Multimodal Cancer Survival Analysis via Hypergraph Learning with Cross-Modality Rebalance
Mingcheng Qu, Guang Yang, Donglin Di, Tonghua Su, Yue Gao, Yang Song, Lei Fan
TL;DR
This work addresses the core challenge of multimodal cancer survival prediction by combining high-resolution pathology (WSIs) with genomics. It introduces MRePath, a framework that uses a sheaf-enabled hypergraph to capture contextual and hierarchical information in WSIs and a dynamic modality rebalance with cross-modal fusion to mitigate pathology-genomics imbalance. Across five TCGA cohorts, MRePath achieves a mean C-Index of approximately 71.5%, outperforming state-of-the-art methods by about 3.4 percentage points, and its ablations demonstrate the effectiveness of jointly modeling high-order patch relationships and adaptive, interactive fusion.

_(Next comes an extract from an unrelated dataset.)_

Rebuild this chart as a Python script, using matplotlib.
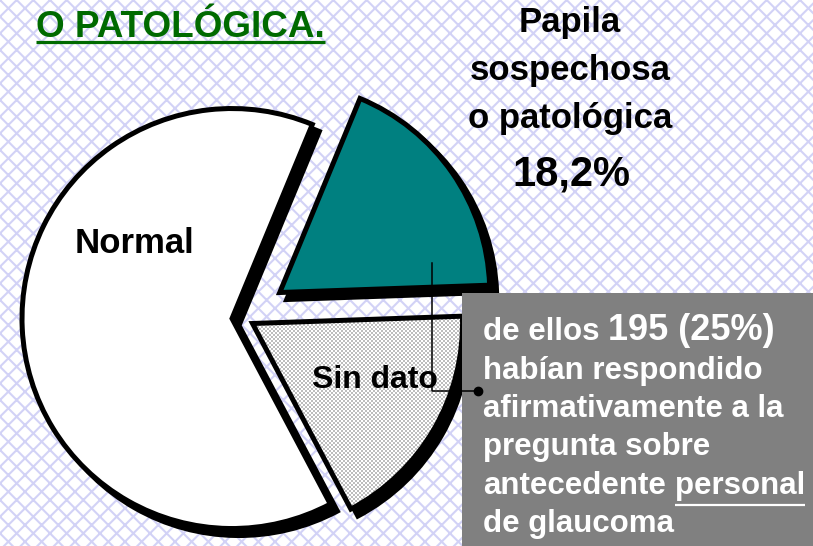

The approach advances prognostic accuracy and interpretability by illustrating modality interactions and identifying gene signatures associated with risk, with potential clinical impact for more reliable survival predictions.
Abstract
Multimodal pathology-genomic analysis has become increasingly prominent in cancer survival prediction. However, existing studies mainly utilize multi-instance learning to aggregate patch-level features, neglecting the information loss of contextual and hierarchical details within pathology images. Furthermore, the disparity in data granularity and dimensionality between pathology and genomics leads to a significant modality imbalance. The high spatial resolution inherent in pathology data renders it a dominant role while overshadowing genomics in multimodal integration. In this paper, we propose a multimodal survival prediction framework that incorporates hypergraph learning to effectively capture both contextual and hierarchical details from pathology images. Moreover, it employs a modality rebalance mechanism and an interactive alignment fusion strategy to dynamically reweight the contributions of the two modalities, thereby mitigating the pathology-genomics imbalance. Quantitative and qualitative experiments are conducted on five TCGA datasets, demonstrating that our model outperforms advanced methods by over 3.4\% in C-Index performance.